Basketball, mountain biking, magic cards, hackeysacks, alternative music: these are some of the important elements in the lives of adolescents at St. Paul's School in St. John's, Newfoundland in 1996. Are these interests similar to or different from the interests of other teens elsewhere in Newfoundland or the world? Finding an answer to this question was one of the aims of a project entitled Math Radicals.

The project involved a group of grade nine math students from St. Paul's writing math story problems based on their own adolescent culture. As parents and teachers we can sometimes be unaccepting of adolescent culture. We often view teen's music and fashions as being radical. It's not surprising we do. Their culture most often is radical! As a teacher of these students, as a former rather radical teenager and as the parent of a soon-to-be teenager I felt a need to validate this culture. I wanted to give these teens a chance to discuss their culture and I wanted it to become a theme in their school learning experiences.

What does this all have to do with Math? Another important aim of the project was to get the students to have some fun with math, to get them to see how it could relate to their own lives, to lead them to make connections between their lives and math and to use math to communicate with other teens.
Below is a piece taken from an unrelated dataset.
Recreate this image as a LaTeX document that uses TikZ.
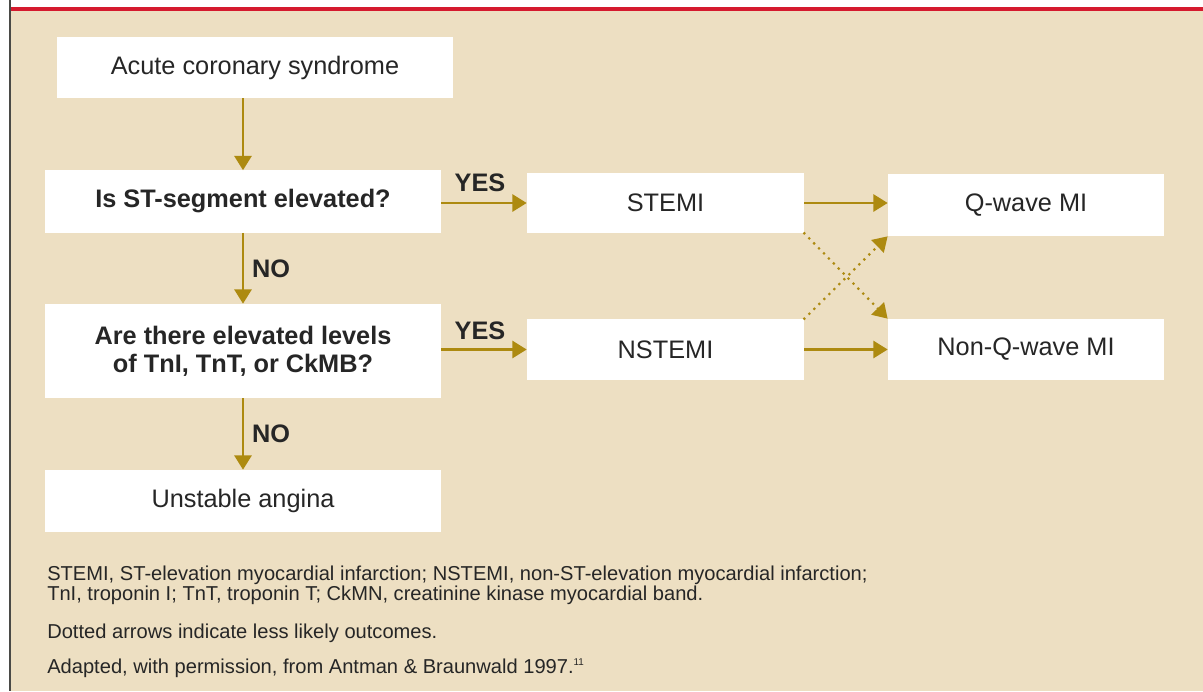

Math textbooks have improved greatly in terms of the meaningfulness of their content. Publishers do aim increasingly to focus on students' interests. Still, often story problems in text books are not meaningful for students and do not even use vocabulary familiar to them. No wonder many students are not motivated to put a lot of effort into problem solving. No wonder as teachers we frequently have to schedule in problem solving to make sure we do it on a regular basis.

Through the help of a School Rings Project., I was able to get 30 hours of online time for student use for this project. I submitted a brief description of the project's aims to Intercultural E-mail Classroom Connections and found some partner classrooms in Florida, Newfoundland, Finland and elsewhere in Canada who were willing to participate.

We have one computer with modem/phoneline for student use. Students type problems offline using Eudora and then send them off using Tcpman and a slip connection. To date we have not received a lot of responses to our problems nor have we received many problems from the other participants. However, St. Paul's students are enjoying talking about their culture, writing story problems and being generally radical. As a teacher I'm having fun too because, just like the students, I'm learning something new.